Wolff, part of Germany’s Lambertz Group and a manufacturer of high-quality gingerbread, has installed two Ishida IX-GA-4075 X-ray inspections systems in order to deliver higher levels of product safety in both raw ingredients and its final packed product, leading to an overall improvement in production efficiency.
While the most common location for an X-ray inspection system for food products is at the end of the line to enable it to detect contaminants from any part of the manufacturing and packing operation, the separate monitoring of raw materials can further increase safety, by allowing final inspection of the packed product to concentrate on a narrower range of potential problems.

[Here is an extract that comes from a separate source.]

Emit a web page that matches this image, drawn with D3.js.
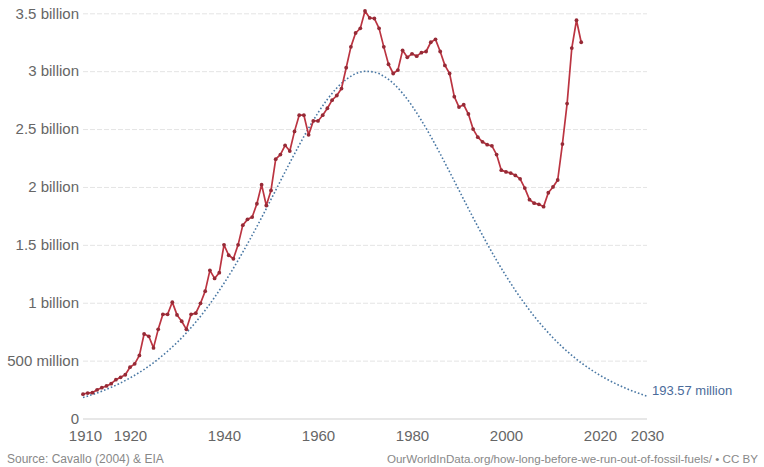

At Wolff’s Nuremberg factory, shelled whole nuts, including hazelnuts, almonds, cashews and walnuts, arrive from different countries, where the conditions under which they are harvested and shelled vary considerably. As a result, levels of contaminants such as pieces of shell and stones vary too. Previously control of these contaminants was by visual inspection of contaminants, which was of limited effectiveness. This led to regular damage to the nut grinders by stones.
Now, the nuts are first emptied onto a conveyor belt, which takes them directly into the inspection system. The conveyor travels at speeds of 30m/s, enabling approximately 2t of material to be monitored and decontaminated every hour.
Inspecting the final packs represented its own challenges. The ingredients of classic Oblaten gingerbread include oily seeds, candied orange peel and spices, as well as sugar, flour, syrup and powdered whole eggs, leading to a variation in density across a single piece. A typical 200g pack contains seven pieces standing on their edges in a tray, enclosed in clear plastic, meaning that the X-ray inspection beam has to pass through the entire width of each piece.
“At first, we had our doubts whether this would work,” comments Achim Chast, quality manager at Wolff. “But the Ishida inspection system could be calibrated to cope perfectly with this complex product.”
Wolff is happy with the extra degree of safety provided by a system that can detect stone, glass, metal, plastic, hard rubber and wood with great reliability, and with the reassurance this provides to both retailers and end-users.
The IX-GA X-ray system uses a unique self-learning genetic algorithm (GA) to ensure maximum detection sensitivity and reliability, while the place of contamination can also be accurately pinpointed. The system can pick up metal fragments of 0.5mm diameter (almost invisible to the human eye), as Wolff was able to demonstrate to its own satisfaction when comparing various competitor machines prior to purchase. Metal pieces three times this size would have been able to escape the metal detector previously used in this inspection role, while non-metallic contaminants would not have been machine-detected at any size.
While the number of consumer complaints, mostly related to pieces of shell, was already very low, this has now been reduced by a further 80% since the installation of the Ishida X-rays. Furthermore, every pack is traceable back to its X-ray image, protecting the company against claims without merit.
“The upgrading achieved through the use of the X-ray technology goes beyond current requirements,” concludes Achim Chast. “It reflects our own sense of responsibility.”